Его тогдашний бюджет состоял из жалованья и денег, получаемых от опекуна. Для одинокого молодого человека, живущего экономно, этого было вполне достаточно. Однако деньги не держались: уходили в уплату долгов, отдавались в виде диких процентов — нуждавшийся в срочных суммах Достоевский мог написать ростовщику доверенность на получение жалованья вперед с ручательством казначея Инженерного управления и потерять на этом треть причитающегося. Привычка тратить без счета, не думая о завтрашнем обеде, приобретала опасные формы.

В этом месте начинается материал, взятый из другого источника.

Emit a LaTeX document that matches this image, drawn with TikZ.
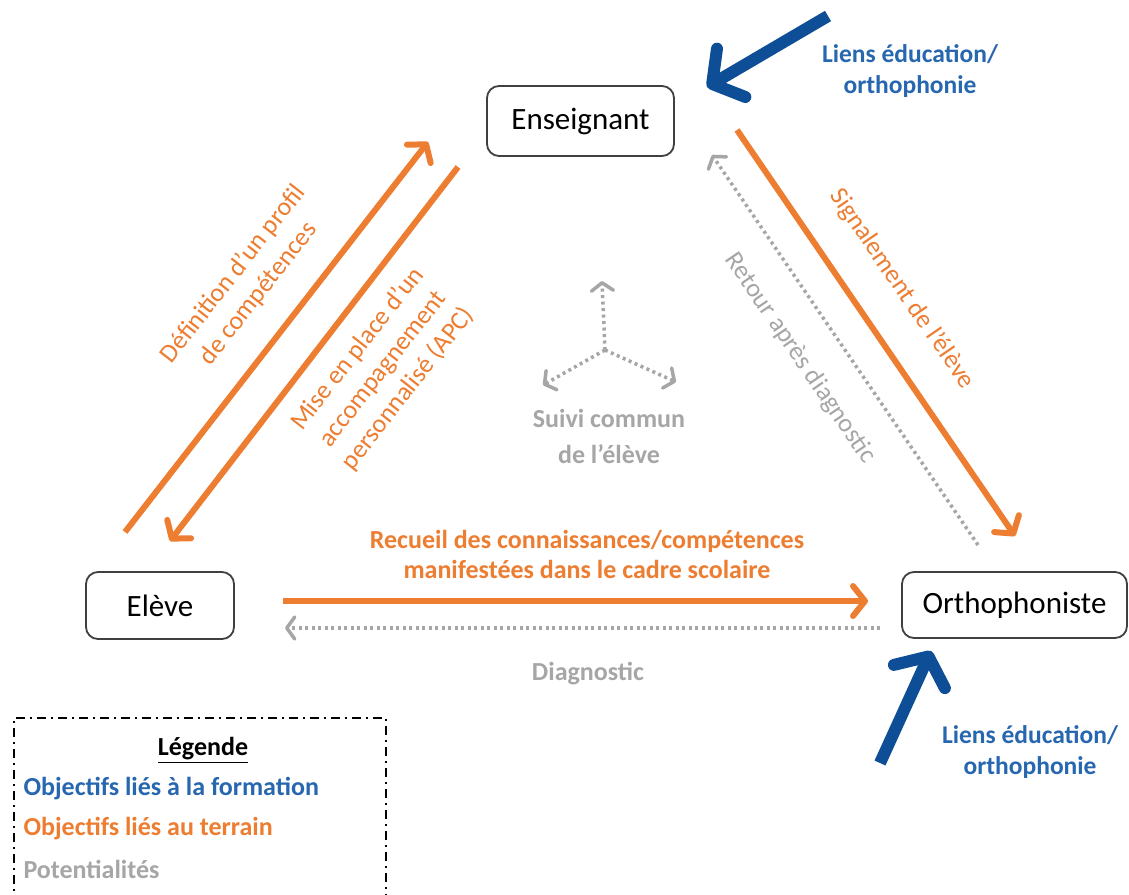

Ризенкампф не раз наблюдал, как быстро расправлялся приятель с «приливами денег» и как скоро «приливы» сменялись «отливами». Безденежье, неизменно наступавшее после дней (а иногда и нескольких часов) безудержного мотовства, имело, кроме беспечного гостеприимства, и еще одну экстравагантную причину. Осенью 1843 года полученная от опекуна тысяча рублей была истрачена всего за день. «Оказалось, что бо'льшая часть полученных денег ушла на уплату за различные заборы в долг, остальное же частию проиграно на бильярде, частию украдено каким-то партнером, которого Федор Михайлович доверчиво зазвал к себе и оставил на минуту одного в кабинете, где лежали незапертыми последние 50 рублей»42. Утром Достоевский робко просил Ризенкампфа одолжить ему пять рублей. Еще одна тысяча, полученная из Москвы в феврале 1844-го, также растаяла всего за день. Отправившись ужинать к Доминику, в недавно открытый модный кафе-ресторан на Невском, Достоевский «с любопытством стал наблюдать за бильярдной игрой. Тут подобрался к нему какой-то господин, обративший его внимание на одного из участвующих в игре — ловкого шулера, которым была подкуплена вся прислуга в ресторане. “Вот, — продолжал незнакомец, — домино так совершенно невинная, честная игра”. Кончилось тем, что Федор Михайлович тут же захотел выучиться новой игре, — но за урок пришлось заплатить дорого: на это понадобились целых 25 партий, и последняя сторублевая Достоевского перешла в карман партнера-учителя»43. И снова надо было просить в долг у кого попало, под варварские проценты, чтобы купить еду. В марте 1844-го Ризенкампф оставил Петербург, так и не научив Достоевского немецкой умеренности, так и не охладив его любопытство и азарт.
Можно было только поражаться, с какой пугающей легкостью, вечно сидящий без денег, но все же имеющий два регулярных и верных источника дохода, Достоевский в одночасье расправился с обоими, будто стремясь и в самом деле испытать, что значит настоящая нужда.